The step was taken at the request of the Livable City Initiative and the Housing Authority of New Haven, as HANH moves forward with its plans to demolish the crime-plagued Farnam Court complex to the north and replace the park with two mixed-used three to four story buildings along Grand.
The to-be-built buildings will form a “street wall” of activity, with businesses on the first floor and residences above, into which the current Farnam residents will be able to return, when the full plan is completed.
Because the city is constrained from decreasing its supply of park land, in a separate “park-swap” action, HANH is giving to the city compensatory land from its rural-esque McConaughy Terrace family development on Valley Street,
Although HANH was unable to secure a $30 million federal grant, plans are proceeding with a combination of state funds, tax credits, and contributions from the city, to complement $25 million from HANH.
Click here for a story on the relocation plan, which also calls for the building of a 30-unit structure on the site of the old Cott bottling factory at Ferry and Chatham Street.
The plans call for the park to vanish so that denser structures will fill in the “tooth gaps” in the streetscape along Grand, according to HANH’s Deputy Director for Special Projects Jimmy Miller, who spoke at the zoning map amendment proceeding.

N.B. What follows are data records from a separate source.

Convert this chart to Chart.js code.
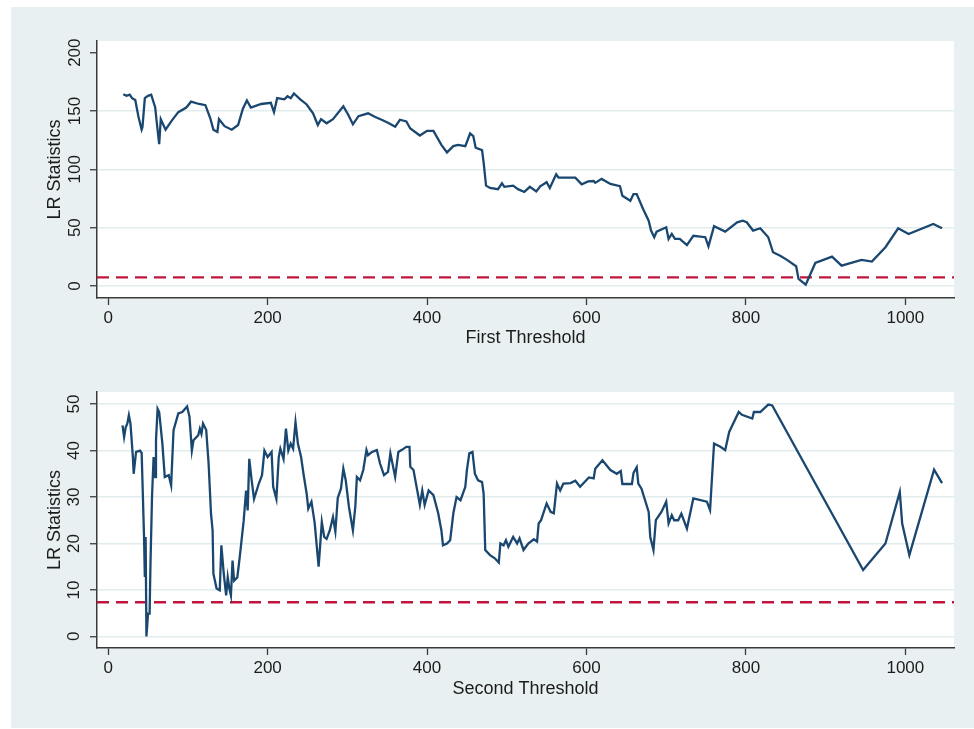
<!DOCTYPE html>
<html>
<head>
<meta charset="utf-8">
<script src="https://cdn.jsdelivr.net/npm/chart.js@4"></script>
<style>
  html, body { margin: 0; padding: 0; background: #ffffff; }
  #page { position: relative; width: 974px; height: 729px; overflow: hidden; }
  #bg { position: absolute; left: 11px; top: 7px; width: 963px; height: 721px; background: #e9f0f2; }
  .panel { position: absolute; left: 0; width: 974px; }
  #topPanel { top: 0; height: 365px; }
  #bottomPanel { top: 351px; height: 378px; }
  canvas { display: block; }
</style>
</head>
<body>
<div id="page">
  <div id="bg"></div>
  <div class="panel" id="topPanel"><canvas id="c1" width="974" height="365"></canvas></div>
  <div class="panel" id="bottomPanel"><canvas id="c2" width="974" height="378"></canvas></div>
</div>
<script>
// Shared x axis
const xMin = -14;
const xMax = 1061;
const xTicks = [0, 200, 400, 600, 800, 1000];

// 5% critical value of the LR test
const criticalValue = 7.35;

// First threshold: candidate values and LR statistic
const firstThreshold = [
  19, 23, 27, 30, 34, 38, 42, 43, 46, 50, 54, 59, 61, 64, 66, 72, 80, 88, 98, 104,
  114, 122, 128, 132, 137, 139, 146, 155, 163, 169, 174, 179, 192, 204, 208, 212, 221, 225, 229, 233,
  241, 249, 257, 263, 267, 274, 282, 288, 295, 301, 307, 314, 326, 335, 343, 351, 360, 366, 374, 379,
  391, 400, 408, 418, 425, 433, 439, 448, 454, 458, 461, 469, 471, 474, 479, 489, 494, 497, 508, 514,
  522, 529, 537, 542, 550, 554, 562, 565, 586, 594, 602, 609, 611, 619, 630, 642, 645, 655, 659, 663,
  671, 678, 681, 685, 688, 700, 703, 707, 711, 717, 726, 734, 749, 753, 760, 774, 789, 796, 801, 809,
  818, 828, 834, 843, 851, 863, 866, 875, 887, 908, 920, 945, 958, 975, 991, 1004, 1035, 1046
];
const firstLR = [
  164.4, 163, 164, 161, 159.5, 145, 134, 136, 161, 163, 164, 153, 140, 121.5, 143, 134, 142, 149, 153, 158,
  156, 155, 144, 134, 132, 143, 137, 134, 138, 152, 159, 153, 156, 157, 149, 161, 160, 162.6, 161, 165,
  160, 155.6, 148, 138, 143, 139.5, 143, 148, 154, 147, 138.6, 145.6, 148, 144.8, 142.5, 140, 136.5, 142.5, 141, 135,
  129, 133, 133, 121, 114.5, 119.9, 121, 119.9, 130.7, 128.5, 118.5, 116.5, 105.7, 86, 84, 83, 88, 85, 86, 83,
  80.6, 85, 81, 85.5, 89, 84, 95.7, 92.9, 92.9, 87.2, 89.6, 90, 88.4, 91.8, 87.5, 85.5, 77.4, 73, 78.8, 78.8,
  66, 56, 47.5, 41.8, 46.6, 50.3, 40.3, 44.6, 40.3, 40.3, 35, 43, 41.8, 34, 51.2, 46.6, 54.6, 56, 54.6, 47.5,
  49.5, 41.8, 28.9, 26, 22.6, 16.9, 6, 1.1, 19.7, 25.2, 17.4, 22.3, 20.9, 33.2, 49.5, 44.6, 53.2, 49.5
];
const firstTicksY = [0, 50, 100, 150, 200];

// Second threshold: candidate values and LR statistic
const secondThreshold = [
  18, 20, 22, 24, 26, 28, 31, 32, 35, 40, 42, 43, 45, 46, 47, 48, 50, 52, 53, 55,
  57, 59, 60, 62, 64, 68, 71, 76, 79, 82, 88, 93, 99, 102, 105, 107, 113, 115, 117, 119,
  123, 126, 129, 131, 132, 136, 140, 142, 145, 148, 150, 152, 154, 156, 158, 162, 165, 170, 173, 175,
  177, 180, 183, 189, 193, 196, 200, 205, 207, 211, 214, 216, 220, 223, 226, 229, 232, 235, 238, 242,
  245, 249, 251, 255, 259, 264, 268, 271, 274, 278, 282, 285, 288, 292, 295, 298, 302, 307, 310, 312,
  316, 320, 324, 326, 331, 337, 341, 346, 351, 354, 360, 364, 368, 374, 378, 379, 383, 391, 394, 397,
  402, 408, 414, 418, 420, 425, 429, 433, 437, 442, 448, 450, 453, 457, 460, 464, 469, 471, 473, 479,
  485, 490, 492, 496, 499, 502, 508, 513, 516, 521, 527, 534, 538, 540, 543, 550, 555, 559, 563, 567,
  571, 580, 586, 592, 603, 609, 611, 620, 630, 638, 643, 645, 657, 659, 663, 665, 669, 678, 680, 684,
  687, 694, 700, 703, 707, 710, 715, 719, 726, 734, 751, 755, 760, 768, 774, 779, 791, 795, 808, 810,
  818, 828, 833, 947, 975, 993, 996, 1005, 1036, 1046
];
const secondLR = [
  45.4, 42.9, 45, 45.8, 47.6, 45.8, 38.6, 35, 39.7, 40, 39.5, 33.6, 21.4, 12.8, 21.4, 0, 4.9, 4.9, 15, 30,
  38.6, 34.3, 42.2, 49, 48.3, 41.5, 34.3, 34.7, 32.5, 44.4, 48, 48.3, 49.5, 47.3, 40, 42.2, 43.3, 44.7, 43.6, 45.8,
  44.4, 37.2, 26.4, 22.8, 13.5, 10.3, 9.9, 19.6, 13.5, 8.8, 12.7, 10.3, 8.8, 16.3, 12, 12.7, 17, 24.9, 31.4, 27.1,
  38.2, 33.6, 29.6, 32.9, 34.7, 40, 38.6, 39.7, 32.2, 29.6, 38.6, 40.4, 38.2, 44.7, 40, 41.5, 40.4, 46.1, 41.5, 38.6,
  35, 30.7, 27.5, 29, 24.5, 15, 24.6, 21.4, 21, 22.8, 25.7, 22.6, 29.8, 31.8, 36.1, 33.6, 27.9, 22.8, 27.9, 34.3,
  33.6, 35.8, 40.1, 39, 39.7, 40.1, 37.2, 34.7, 35.4, 39.4, 34.3, 39.7, 40.1, 40.8, 40.8, 36.5, 35.8, 28.3, 31.4, 28.3,
  31.4, 30.4, 26.5, 22.8, 19.6, 20, 20.7, 26.5, 30, 29.3, 32.2, 35.8, 39.4, 39.7, 35, 33.6, 33.2, 30.7, 18.6, 17.5,
  16.8, 15.9, 20, 19.6, 20.7, 19.3, 21.4, 20, 21.1, 18.6, 20, 20.9, 20.4, 24.3, 25, 28.6, 26.8, 26.5, 32.9, 31.4,
  32.9, 33, 33.5, 32.2, 34.2, 34, 36.1, 37.9, 35.8, 35, 35.6, 32.8, 32.8, 35.2, 36.4, 32.9, 31.8, 26.8, 21.4, 18.6,
  25, 26.8, 29, 24.3, 26.1, 25, 25, 26.4, 23.2, 29.7, 29, 27.2, 41.5, 40.8, 40.1, 44, 48.3, 47.7, 46.9, 48.3,
  48.3, 49.9, 49.7, 14.3, 20, 31.1, 24.3, 17.5, 35.9, 33
];
const secondTicksY = [0, 10, 20, 30, 40, 50];

const FONT = '"Liberation Sans", Arial, Helvetica, sans-serif';
const TEXT = '#1c1c1c';
const AXIS = '#3a3a3a';
const GRID = '#e2ebee';
const NAVY = '#1a476f';
const RED = '#c0163d';

// White plot region behind the data
const plotRegion = {
  id: 'plotRegion',
  beforeDraw(chart) {
    const a = chart.chartArea;
    const ctx = chart.ctx;
    ctx.save();
    ctx.fillStyle = '#ffffff';
    ctx.fillRect(a.left, a.top, a.right - a.left, a.bottom - a.top);
    ctx.restore();
  }
};

function panel(canvasId, xs, ys, yTicks, yMin, yMax, opts) {
  const series = xs.map((x, i) => ({ x: x, y: ys[i] }));
  const crit = [{ x: xMin, y: criticalValue }, { x: xMax, y: criticalValue }];
  return new Chart(document.getElementById(canvasId), {
    type: 'line',
    data: {
      datasets: [
        { data: series, borderColor: NAVY, borderWidth: 2.3, pointRadius: 0, tension: 0, order: 0 },
        { data: crit, borderColor: RED, borderWidth: 2.3, borderDash: [12, 7], pointRadius: 0, order: 1 }
      ]
    },
    options: {
      responsive: false,
      animation: false,
      devicePixelRatio: 1,
      layout: { padding: { top: 41, right: 20, left: 0, bottom: 0 } },
      plugins: { legend: { display: false }, tooltip: { enabled: false } },
      scales: {
        x: {
          type: 'linear',
          min: xMin,
          max: xMax,
          afterBuildTicks: s => { s.ticks = xTicks.map(v => ({ value: v })); },
          afterFit: s => { s.height = opts.xAxisHeight; },
          border: { color: AXIS, width: 1.5 },
          grid: { drawOnChartArea: false, tickLength: 7, tickColor: AXIS, tickWidth: 1.3 },
          ticks: {
            autoSkip: false, maxRotation: 0, padding: 3,
            color: TEXT, font: { family: FONT, size: 17 },
            callback: v => String(v)
          },
          title: {
            display: true, text: opts.xTitle, color: TEXT,
            font: { family: FONT, size: 18 },
            padding: { top: 0, bottom: opts.xTitlePad }
          }
        },
        y: {
          type: 'linear',
          min: yMin,
          max: yMax,
          afterBuildTicks: s => { s.ticks = yTicks.map(v => ({ value: v })); },
          afterFit: s => { s.width = 97; },
          border: { color: AXIS, width: 1.5 },
          grid: {
            color: ctx => (ctx.tick && opts.noGrid.includes(ctx.tick.value)) ? 'rgba(0,0,0,0)' : GRID,
            lineWidth: 1.5, tickLength: 7, tickColor: AXIS, tickWidth: 1.3
          },
          ticks: {
            autoSkip: false, minRotation: 90, maxRotation: 90, crossAlign: 'center',
            padding: opts.yTickPad, color: TEXT, font: { family: FONT, size: 17 },
            callback: v => String(v)
          },
          title: {
            display: true, text: 'LR Statistics', color: TEXT,
            font: { family: FONT, size: 18 },
            padding: { top: 44, bottom: 0 }
          }
        }
      }
    },
    plugins: [plotRegion]
  });
}

panel('c1', firstThreshold, firstLR, firstTicksY, -10.3, 210,
  { xTitle: 'First Threshold', xAxisHeight: 67, xTitlePad: 16, yTickPad: 1, noGrid: [200] });
panel('c2', secondThreshold, secondLR, secondTicksY, -2.5, 52.6,
  { xTitle: 'Second Threshold', xAxisHeight: 81, xTitlePad: 29, yTickPad: 6, noGrid: [] });
</script>
</body>
</html>
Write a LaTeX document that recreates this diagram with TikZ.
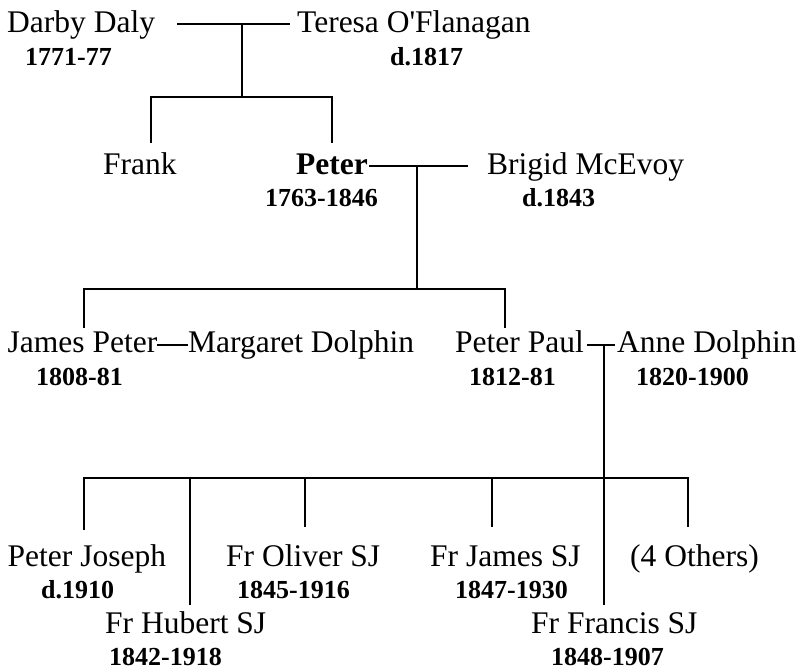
\documentclass[tikz,border=0pt]{standalone}
\usepackage{fontspec}
\setmainfont{Liberation Serif}[Ligatures=TeXOff]
\begin{document}
\begin{tikzpicture}[x=1pt,y=-1pt,
  person/.style={anchor=base west, inner sep=0pt, font=\fontsize{31.5}{34}\selectfont},
  dates/.style={anchor=base west, inner sep=0pt, font=\bfseries\fontsize{26}{30}\selectfont},
  link/.style={line width=1.6pt, line cap=butt}]
\useasboundingbox (0,0) rectangle (800,670);
% row 1
\node[person] (darby) at (7,32) {Darby Daly};
\node[dates] (darbyd) at (25,65) {1771-77};
\node[person] (teresa) at (297,32) {Teresa O'Flanagan};
\node[dates] (teresad) at (390,65) {d.1817};
% row 2
\node[person] (frank) at (103,174) {Frank};
\node[person, font=\bfseries\fontsize{31.5}{34}\selectfont] (peter) at (296,174) {Peter};
\node[dates] (peterd) at (265,206) {1763-1846};
\node[person] (brigid) at (487,174) {Brigid McEvoy};
\node[dates] (brigidd) at (522,206) {d.1843};
% row 3
\node[person] (jp) at (7.5,352) {James Peter};
\node[person] (mg) at (188,352) {Margaret Dolphin};
\node[dates] (jpd) at (36,385) {1808-81};
\node[person] (pp) at (455,352) {Peter Paul};
\node[dates] (ppd) at (469,385) {1812-81};
\node[person] (anne) at (617,352) {Anne Dolphin};
\node[dates] (anned) at (636,385) {1820-1900};
% row 4
\node[person] (pj) at (7.5,566) {Peter Joseph};
\node[dates] (pjd) at (41,598) {d.1910};
\node[person] (oliver) at (226,566) {Fr Oliver SJ};
\node[dates] (oliverd) at (237,598) {1845-1916};
\node[person] (james) at (430,566) {Fr James SJ};
\node[dates] (jamesd) at (455,598) {1847-1930};
\node[person] (others) at (630,566) {(4 Others)};
% row 5
\node[person] (hubert) at (105,633) {Fr Hubert SJ};
\node[dates] (hubertd) at (109,665) {1842-1918};
\node[person] (francis) at (531,633) {Fr Francis SJ};
\node[dates] (francisd) at (551,665) {1848-1907};
% junctions
\coordinate (m1a) at (177,24);
\coordinate (m1b) at (290,24);
\coordinate (m1) at (242,24);
\coordinate (c1) at (242,97);
\coordinate (c1l) at (151,97);
\coordinate (c1r) at (332,97);
\coordinate (frankt) at (151,143);
\coordinate (petert) at (332,143);
\coordinate (m2a) at (369,166);
\coordinate (m2b) at (468,166);
\coordinate (m2) at (417,166);
\coordinate (c2) at (417,289);
\coordinate (c2l) at (84,289);
\coordinate (c2r) at (505,289);
\coordinate (jpt) at (84,328);
\coordinate (ppt) at (505,328);
\coordinate (m3a) at (587,345);
\coordinate (m3b) at (615,345);
\coordinate (m3) at (604,345);
\coordinate (c3) at (604,478);
\coordinate (c3l) at (84,478);
\coordinate (c3r) at (688,478);
\coordinate (pjt) at (84,530);
\coordinate (hubt) at (190,478);
\coordinate (hubb) at (190,605);
\coordinate (olit) at (305,478);
\coordinate (olib) at (305,527);
\coordinate (jamt) at (492,478);
\coordinate (jamb) at (492,527);
\coordinate (frb) at (604,605);
\coordinate (otht) at (688,527);
% connectors
\draw[link] (m1a) -- (m1b);
\draw[link] (m1) -- (c1);
\draw[link] (frankt) -- (c1l) -- (c1r) -- (petert);
\draw[link] (m2a) -- (m2b);
\draw[link] (m2) -- (c2);
\draw[link] (jpt) -- (c2l) -- (c2r) -- (ppt);
\draw[link] ([yshift=7pt]jp.base east) -- ([yshift=7pt]mg.base west);
\draw[link] (m3a) -- (m3b);
\draw[link] (m3) -- (frb);
\draw[link] (pjt) -- (c3l) -- (c3r) -- (otht);
\draw[link] (hubt) -- (hubb);
\draw[link] (olit) -- (olib);
\draw[link] (jamt) -- (jamb);
\end{tikzpicture}
\end{document}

Although the rectangle has several play areas, DeLauro Park doesn’t appear in the parks department’s inventory of playgrounds.
Before the vote, Josh Isackson, a student who runs the Urban Collective Club at Yale, asked pointedly “How will bringing buildings closer to Grand be better for residents?”
Miller described the park as an abject failure where he wouldn’t leave his own children. After the highway, built in the 1970s, divided and isolated Farnam from the neighborhood, fencing was put up to create a more secure feeling. Even after Farnam was renovated in 1994, the park, too close to the fast-moving traffic, has not worked, Miller said.
The homeless shelter adjacent and the liquor store across the street are other factors that have made HANH devise a plan to “recapture” the streetscape.
City Plan zoning specialist Tom Talbot said the plan will put “eyes” back on the street.
To make up for the loss of green at DeLauro Park — although it’s generally a brown space with playground apparatus few children use — the new developmentwill feature an interior park, said Miller.
“It’ll be larger than this and open to the public, an open, friendly green space overlooked by townhouses, suitable for family living,” he added.